One group representing privately-owned public service vehicle (PSV) operators in Barbados is pleading with Government to come to their rescue quickly so they can make the transition from fossil fuel vehicles to renewable sources.
Chairman of the Alliance Owners of Public Transport (AOPT) Roy Raphael said now was the time for Government to look at starting a pilot project with PSV operators with electric vehicles.
At the same time, Raphael told Barbados TODAY Government should grant PSV operators concessions so they could purchase new vehicles.
His comments come a day after Government announced the long-awaited arrival of 33 new electric buses, which should go on the road soon.

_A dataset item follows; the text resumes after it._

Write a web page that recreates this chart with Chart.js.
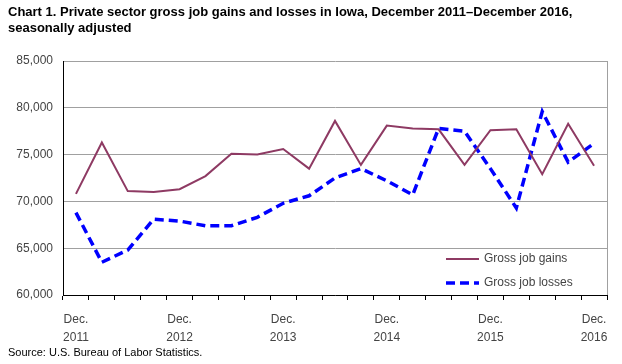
<!DOCTYPE html>
<html lang="en">
<head>
    <meta charset="UTF-8">
    <title>Iowa gross job gains and losses</title>
    <script src="https://cdn.jsdelivr.net/npm/chart.js@4.4.0/dist/chart.umd.min.js"></script>
    <style>
        body { margin: 0; background: #fff; }
        #wrap { position: relative; width: 622px; height: 364px; }
        #title { position: absolute; left: 8px; top: 4px; font: bold 13px 'Liberation Sans Narrow', 'Arial Narrow', Arial, sans-serif; color: #000; line-height: 16px; }
        #source { position: absolute; left: 8px; top: 346px; font: 11px 'Liberation Sans Narrow', 'Arial Narrow', Arial, sans-serif; color: #000; }
    </style>
</head>
<body>
<div id="wrap">
    <canvas id="chart" width="622" height="364"></canvas>
    <div id="title">Chart 1. Private sector gross job gains and losses in Iowa, December 2011–December 2016,<br>seasonally adjusted</div>
    <div id="source">Source: U.S. Bureau of Labor Statistics.</div>
</div>
<script>
    // quarterly, Dec 2011 .. Dec 2016
    const quarters = ['Dec. 2011','Mar. 2012','Jun. 2012','Sep. 2012','Dec. 2012','Mar. 2013','Jun. 2013','Sep. 2013',
        'Dec. 2013','Mar. 2014','Jun. 2014','Sep. 2014','Dec. 2014','Mar. 2015','Jun. 2015','Sep. 2015',
        'Dec. 2015','Mar. 2016','Jun. 2016','Sep. 2016','Dec. 2016'];
    const gains = [70800, 76300, 71100, 71000, 71300, 72700, 75100, 75000, 75600, 73500, 78600,
        73900, 78100, 77800, 77700, 73900, 77600, 77700, 72900, 78300, 73800];
    const losses = [68800, 63500, 64800, 68100, 67900, 67400, 67400, 68300, 69800, 70600, 72500,
        73500, 72200, 70700, 77800, 77500, 73500, 69300, 79600, 74200, 76200];
    const yTicks = [60000, 65000, 70000, 75000, 80000, 85000];

    // draws the gray right border and the in-plot legend
    const framePlugin = {
        id: 'frame',
        afterDraw(chart) {
            const { ctx, chartArea: a } = chart;
            ctx.save();
            ctx.strokeStyle = '#a0a0a0';
            ctx.lineWidth = 1;
            ctx.beginPath();
            ctx.moveTo(a.right + 0.5, a.top);
            ctx.lineTo(a.right + 0.5, a.bottom);
            ctx.stroke();

            ctx.font = '12px Arial, sans-serif';
            ctx.textBaseline = 'middle';
            chart.data.datasets.forEach((ds, i) => {
                const y = 259 + i * 24;
                ctx.strokeStyle = ds.borderColor;
                ctx.lineWidth = ds.borderWidth;
                ctx.setLineDash(ds.borderDash || []);
                ctx.beginPath();
                ctx.moveTo(446, y);
                ctx.lineTo(479, y);
                ctx.stroke();
                ctx.setLineDash([]);
                ctx.fillStyle = '#444';
                ctx.fillText(ds.label, 484, y);
            });
            ctx.restore();
        }
    };

    new Chart(document.getElementById('chart'), {
        type: 'line',
        data: {
            labels: quarters,
            datasets: [{
                label: 'Gross job gains',
                data: gains,
                borderColor: '#8e3a63',
                borderWidth: 2,
                pointRadius: 0,
                tension: 0
            }, {
                label: 'Gross job losses',
                data: losses,
                borderColor: '#0000ff',
                borderWidth: 3.5,
                borderDash: [9, 5],
                pointRadius: 0,
                tension: 0
            }]
        },
        options: {
            responsive: false,
            animation: false,
            layout: { padding: { left: 0, right: 15, top: 61, bottom: 0 } },
            plugins: { legend: { display: false }, tooltip: { enabled: false } },
            scales: {
                x: {
                    offset: true,
                    border: { color: '#000', width: 1 },
                    grid: { offset: true, drawOnChartArea: false, drawTicks: true, tickLength: 5, color: '#000' },
                    afterFit: s => { s.height = 69; },
                    ticks: {
                        autoSkip: false,
                        maxRotation: 0,
                        color: '#444',
                        font: { family: 'Arial, sans-serif', size: 12, lineHeight: 1.5 },
                        padding: 11,
                        callback: function (v, i) {
                            return i % 4 === 0 ? this.getLabelForValue(v).split(' ') : '';
                        }
                    }
                },
                y: {
                    min: 60000,
                    max: 85000,
                    afterFit: s => { s.width = 63; },
                    afterBuildTicks: s => { s.ticks = yTicks.map(v => ({ value: v })); },
                    border: { color: '#000', width: 1 },
                    grid: { color: '#a0a0a0', drawTicks: false },
                    ticks: {
                        color: '#444',
                        font: { family: 'Arial, sans-serif', size: 12 },
                        padding: 10,
                        callback: v => v.toLocaleString('en-US')
                    }
                }
            }
        },
        plugins: [framePlugin]
    });
</script>
</body>
</html>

Raphael said the PSV group presented an idea to Government before, asking for the introduction of electric buses in a pilot project to see how they would work in the PSV sector, acknowledging that they would need to phase out their current vehicles by 2030 as the country moves to 100 per cent renewable forms of energy.
“The Transport Board buses move every hour but we move every ten minutes. So the best way we can really do an assessment on these electric vehicles really would have to be through the PSV industry, and we are prepared to work with the Inter-American Development Bank and the Ministry of Energy to see if we can put one of those vehicles out there,” said Raphael.
“We would like to start a pilot project on electric vehicles. Some time ago I promised the public that we would be the first to roll out electric vehicles. Unfortunately, we don’t have enough funding to purchase one of those, which might be close to $800,000 to put into our fleet, but we are willing to work in a pilot project at least as a start because we believe by 2030 Government is going to phase out all fossil fuel vehicles and I will say about 90 per cent of our vehicles are diesel driven.
“So between now and 2025 some mechanism will have to be put in place to phase out these vehicles either by way of ethanol, bio diesel or electric or other means of non-fossil fuel vehicles,” he explained.
Insisting that the only way they would be able phase out their old diesel vehicles was with assistance from Government, Raphael said, “At this stage, although the public might see newer vehicles on the road, with the absence of duty-free concessions we are forced basically to buy the second-hand vehicles from the ZM operators to put into our fleet.
“So we want to make another public appeal to Government to sit with the industry to see how we can reduce the aging vehicle by giving us duty-free concessions. Again I am making this public appeal to the Government,” he said.
Arguing that the newest ZR on the road was perhaps a 1998 vehicle, Raphael said it was unfair that taxi operators were able to access duty-free vehicles every five years and now anyone who entered the Transport Augmentation Programme (TAP) also had access to those concessions, but ZR operators were still excluded.
“We would like to see newer vehicles. Right now besides Cuba, Barbados has the oldest vehicles on the road in the Caribbean. It is an embarrassment for us and the tourists who come here.
“We believe the time has come for Government to sit with us and start some level of negotiations as it relates to duty-free concessions for our vehicles. We are prepared to do so. We have already presented a paper to them and we are appealing to them to let us talk,” insisted Raphael.
The PSV sector leader is also challenging Government on its decision to allow operators in its TAP initiative to operate without having their vehicles in the colour codes, which is provided for by law.
He explained that under the Road Traffic Regulations 1984 public service vehicles were required to be colour-coded with minibuses being yellow with blue stripes and ZRs are white with a magenta stripe.
He claimed that the TAP vehicles were not only breaking the law not being in those colours, but they also “confusing people”.
Raphael is proposing that Government instead issue the TAP operators with the over 170 BM permits that he said were not being used by the state-run Transport Board due to those buses being off the road.
“Since those permits are applied to the transport board they have their own rules and regulations, why not give those persons who are a part of the TAP the BM licence plate rather than ZR? In that case they can be in any colour.” he said.
“It is something they can consider because right now they are breaking the law and it is of concern to the association seeing these fellows in non-ZR colours and they are plying the [ZR] routes,” said Raphael.
To date just over 150 permits have been approved for the TAP. And those drivers are allowed to use a BM licence plate.